Increase Resource Usage Visibility

Cloud native platforms simplify deployments by using shared infrastructure among developers. If in the past developers used their own VMs to do development and debugging, with cloud native they simply deployed their instances into a shared cluster. While this simplifies the lives of developers, it can also easily lead to resource over-utilization and lack of visibility into what the resources are being used for. Without visibility into the entire application deployment and its usage - it is difficult to make sense of what is going on out there in the services zoo. Allowing drill-down into which services are being used by developers can lead to significant cost reduction.

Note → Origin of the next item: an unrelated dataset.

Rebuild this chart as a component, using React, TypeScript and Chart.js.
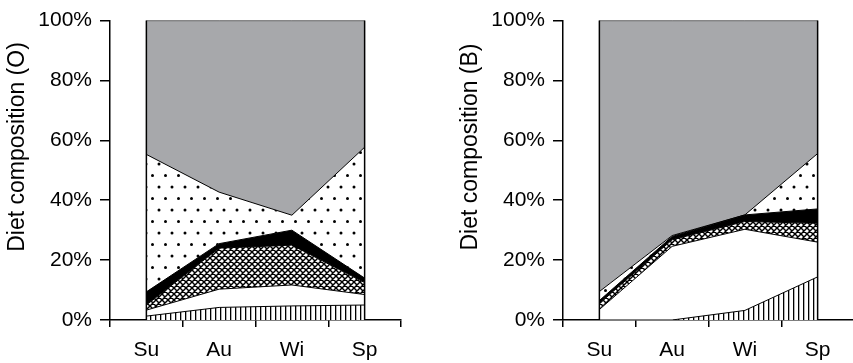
import React, { useEffect, useRef } from 'react';
import { Chart, registerables } from 'chart.js';

Chart.register(...registerables);

// ---- data ----
const categories = ['Su', 'Au', 'Wi', 'Sp'];
const yTickValues = [0, 20, 40, 60, 80, 100];

// Panel O (left) – layer shares in % (bottom to top)
const oVertical = [1.3, 4.2, 4.7, 5.0];
const oWhite = [2.0, 6.1, 7.0, 3.5];
const oCross = [1.7, 13.7, 13.3, 4.0];
const oBlack = [4.4, 1.5, 5.0, 1.5];
const oDotted = [45.9, 17.2, 5.0, 43.7];
const oGray = [44.7, 57.3, 65.0, 42.3];

// Panel B (right)
const bVertical = [0, 0, 3.2, 14.4];
const bWhite = [3.5, 24.6, 27.1, 11.6];
const bCross = [2.0, 2.2, 2.6, 6.3];
const bBlack = [1.0, 1.1, 2.2, 4.8];
const bDotted = [3.0, 0.3, 0, 18.5];
const bGray = [90.5, 71.8, 64.9, 44.4];

const FONT = "'Liberation Sans', Arial, sans-serif";
const GRAY = '#a7a8ab';

function makePattern(kind: string): CanvasPattern | string {
  const c = document.createElement('canvas');
  const ctx = c.getContext('2d')!;
  if (kind === 'vertical') {
    c.width = 5; c.height = 5;
    ctx.fillStyle = '#fff'; ctx.fillRect(0, 0, 5, 5);
    ctx.fillStyle = '#000'; ctx.fillRect(0, 0, 1.3, 5);
  } else if (kind === 'cross') {
    c.width = 6; c.height = 6;
    ctx.fillStyle = '#fff'; ctx.fillRect(0, 0, 6, 6);
    ctx.strokeStyle = '#000'; ctx.lineWidth = 1.45;
    ctx.beginPath();
    for (let k = -1; k <= 1; k++) {
      ctx.moveTo(-1 + k * 6, -1); ctx.lineTo(7 + k * 6, 7);
      ctx.moveTo(7 + k * 6, -1); ctx.lineTo(-1 + k * 6, 7);
    }
    ctx.stroke();
  } else if (kind === 'dots') {
    c.width = 13; c.height = 23;
    ctx.fillStyle = '#fff'; ctx.fillRect(0, 0, 13, 23);
    ctx.fillStyle = '#000';
    ctx.beginPath(); ctx.arc(3, 3, 1.5, 0, Math.PI * 2); ctx.fill();
    ctx.beginPath(); ctx.arc(9.5, 14.5, 1.5, 0, Math.PI * 2); ctx.fill();
  } else {
    return '#fff';
  }
  return ctx.createPattern(c, 'repeat')!;
}

const edgePlugin = {
  id: 'edges',
  afterDatasetsDraw(chart: any) {
    const { ctx, scales } = chart;
    const x = scales.x, y = scales.y;
    ctx.save();
    ctx.strokeStyle = '#000';
    ctx.lineWidth = 1.5;
    [0, categories.length - 1].forEach((i) => {
      const px = x.getPixelForValue(i);
      ctx.beginPath();
      ctx.moveTo(px, y.getPixelForValue(0));
      ctx.lineTo(px, y.getPixelForValue(100));
      ctx.stroke();
    });
    ctx.restore();
  },
};

const titlePlugin = {
  id: 'ytitle',
  afterDraw(chart: any) {
    const text = chart.options.plugins.ytitle?.text;
    if (!text) return;
    const { ctx } = chart;
    ctx.save();
    ctx.translate(18, 147);
    ctx.rotate(-Math.PI / 2);
    ctx.fillStyle = '#000';
    ctx.font = `23px ${FONT}`;
    ctx.textAlign = 'center';
    ctx.textBaseline = 'middle';
    ctx.fillText(text, 0, 0);
    ctx.restore();
  },
};

function Panel(props: { title: string; layers: number[][]; left: number }) {
  const ref = useRef<HTMLCanvasElement>(null);
  useEffect(() => {
    const fills = [
      makePattern('vertical'),
      '#ffffff',
      makePattern('cross'),
      '#000000',
      makePattern('dots'),
      GRAY,
    ];
    const datasets = props.layers.map((d, i) => ({
      data: d,
      backgroundColor: fills[i] as any,
      borderColor: '#000',
      borderWidth: 1,
      pointRadius: 0,
      tension: 0,
      fill: i === 0 ? 'origin' : '-1',
    }));
    const chart = new Chart(ref.current!, {
      type: 'line',
      data: { labels: categories, datasets },
      plugins: [edgePlugin, titlePlugin],
      options: {
        animation: false,
        responsive: false,
        maintainAspectRatio: false,
        layout: { padding: { top: 18, right: 19, left: 0, bottom: 0 } },
        plugins: {
          legend: { display: false },
          tooltip: { enabled: false },
          ytitle: { text: props.title },
        } as any,
        scales: {
          x: {
            offset: true,
            afterFit: (s: any) => { s.height = 43; },
            grid: {
              offset: true,
              drawOnChartArea: false,
              drawTicks: true,
              tickLength: 7,
              color: '#000',
              lineWidth: 1.5,
            },
            border: { display: true, color: '#000', width: 1.5 },
            ticks: { color: '#000', font: { family: FONT, size: 21 }, padding: 11, maxRotation: 0 },
          },
          y: {
            stacked: true,
            min: 0,
            max: 100,
            afterFit: (s: any) => { s.width = 110; },
            afterBuildTicks: (s: any) => { s.ticks = yTickValues.map((v) => ({ value: v })); },
            grid: {
              drawOnChartArea: false,
              drawTicks: true,
              tickLength: 10,
              color: '#000',
              lineWidth: 1.5,
            },
            border: { display: true, color: '#000', width: 1.5 },
            ticks: {
              color: '#000',
              font: { family: FONT, size: 21 },
              padding: 8,
              callback: (v: any) => v + '%',
            },
          },
        },
      },
    });
    return () => chart.destroy();
  }, []);
  return (
    <canvas
      ref={ref}
      width={420}
      height={363}
      style={{ position: 'absolute', left: props.left, top: 0, width: 420, height: 363 }}
    />
  );
}

export default function App() {
  return (
    <div
      style={{
        position: 'fixed',
        left: 0,
        top: 0,
        width: 853,
        height: 363,
        overflow: 'hidden',
        background: '#fff',
      }}
    >
      <Panel
        title="Diet composition (O)"
        layers={[oVertical, oWhite, oCross, oBlack, oDotted, oGray]}
        left={0}
      />
      <Panel
        title="Diet composition (B)"
        layers={[bVertical, bWhite, bCross, bBlack, bDotted, bGray]}
        left={453}
      />
    </div>
  );
}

In our vision we see application-centric quota management. Implementing this requires standardization of the service consumption API so we can calculate usage of an application consisting of stateless services side by side managed SaaS services. Please join us in our call for action for standardization.



app instance configuration


In the mean time Ocopea can still display application centric usage metrics and can be used to get better visibility into the application clusters.



Safe upgrade process

With modern software, the more one can automate - the better. That said, at least for now - our business application code is still being typed by human developers. With frequent deployments to production, errors in production is only a matter of time. Ocopea allows developers to hook into the application copy orchestrator via API and make application copy before each upgrade and perform tests with latest code on fresh production data.